Bottega Veneta, nesiller boyu yaratıcıları birbirine bağlayan bir köprü olarak sanatı her zaman kullanmış ve zanaatkarlığını ve zarif estetiğini kutlamıştır. Louise Trotter'ın kreatif direktör olarak göreve gelmesinin ardından marka, daha önce ‘Zanaat Dilimizdir’ reklam kampanyasını başlatmıştı ve şimdi ikinci kampanyasını tanıttı: Küresel marka elçisi ve Hollywood yıldızı Jacob Elordi'nin, Amerikalı fotoğraf ustası Duane Michals ile iş birliği içinde yarattığı ve hikâye odaklı görsel stilini sürdüren ‘What are Dreams’ adlı kısa film ve fotoğraf serisi…
Siyah beyaz fotoğraflara dayanan ‘What are Dreams’ serisi, gerçeküstücülüğün şiirsel dünyasına dalıyor ve gerçekliği ve bilinçaltını gizemli bir özel tiyatro gibi görsel bir şölene dönüştürüyor.
Serinin tamamı, Duane Michals'ın New York, Gramercy Park'taki özel konutunda fotoğraflandı. 1932 doğumlu ve 60 yıllık fotoğrafçılık kariyerine sahip olan sanatçı, oturma odasını dönüştürücü bir sahneye çevirerek Jacob Elordi'nin uçuşan tüyler, dışbükey aynalar, çiçekler ve dallar gibi aksesuarlarla olan içten etkileşimlerini yakaladı.
Kısa filmde, Bottega Veneta'nın Sonbahar/Kış koleksiyonundan kıyafetler giyen Jacob Elordi, titizlikle düzenlenmiş bir ortamda duruyor ve reklamla aynı adı taşıyan Duane Michals'ın ‘What are Dreams’ şiirini okuyor. İlk olarak 2001 tarihli ‘Questions Without Answers’ fotoğraf koleksiyonunda yer alan şiir; bir rüyadaki her şeyin harikulade, çarpık halini tasvir etmek için ‘zihnin gece yarısı filmi’ metaforunu kullanıyor.

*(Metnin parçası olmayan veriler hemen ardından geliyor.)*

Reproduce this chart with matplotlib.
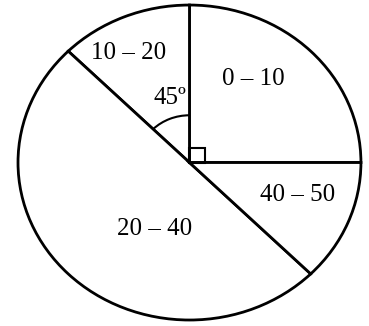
import numpy as np
import matplotlib.pyplot as plt
from matplotlib.patches import Arc, Rectangle

# class intervals and central angles (degrees)
classes = ['0 – 10', '10 – 20', '20 – 40', '40 – 50']
angles = [90, 45, 180, 45]
# where each label sits (radius fraction, angle in degrees)
label_pos = [(0.65, 55), (0.78, 117), (0.47, 244), (0.66, -18)]

fig = plt.figure(figsize=(3.69, 3.26), dpi=100)
ax = fig.add_axes([0, 0, 1, 1])

wedges, _ = ax.pie(angles, startangle=0, counterclock=True, radius=1,
                   colors=['white'] * len(angles),
                   wedgeprops=dict(edgecolor='black', linewidth=2.0))

# labels
for name, (r, a) in zip(classes, label_pos):
    t = np.deg2rad(a)
    ax.text(r * np.cos(t), r * np.sin(t), name, ha='center', va='center',
            fontsize=18, family='Liberation Serif')

# 45 degree mark on the 10-20 sector
start = angles[0]
ax.add_patch(Arc((0, 0), 0.6, 0.6, theta1=start, theta2=start + angles[1],
                 color='black', linewidth=1.5))
ax.text(-0.02, 0.41, '45º', ha='right', va='center', fontsize=18,
        family='Liberation Serif')

# right angle mark on the 0-10 sector
ax.add_patch(Rectangle((0, 0), 0.088, 0.095, fill=False, edgecolor='black',
                       linewidth=1.5))

ax.set_aspect('auto')
ax.set_xlim(-1.105, 1.047)
ax.set_ylim(-1.038, 1.032)
ax.axis('off')

fig.savefig('out.png', dpi=100, facecolor='white')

Piyano müziği eşliğinde Jacob Elordi'nin şiiri bir fısıltı gibi yankılanarak serinin edebi atmosferini zenginleştiriyor.
Duane Michals, kelimeleri her zaman imgelerin bir uzantısı olarak görüyor; bu sefer şiiri el yazısıyla sunuyor ve doğaçlama bir bilinç akışı performansına benzeyen siyah beyaz görsellerle harmanlıyor.
12 fotoğraftan oluşan seri, fotoğrafçının 1960'lardan beri ustalaştığı anlatı tarzını sürdürerek hem tanıdık hem de tuhaf bir atmosfer yaratıyor. Bu unsurlar, Duane Michals'ın tutarlı yaratıcı yolculuğunu yansıtmakla kalmıyor, aynı zamanda Giorgio de Chirico'nun metafizik resimleri ve René Magritte'in asılı nesneler ve görsel paradokslardan oluşan klasik imgeleri gibi sürrealist öncülere de doğrudan bir saygı duruşunda bulunuyor.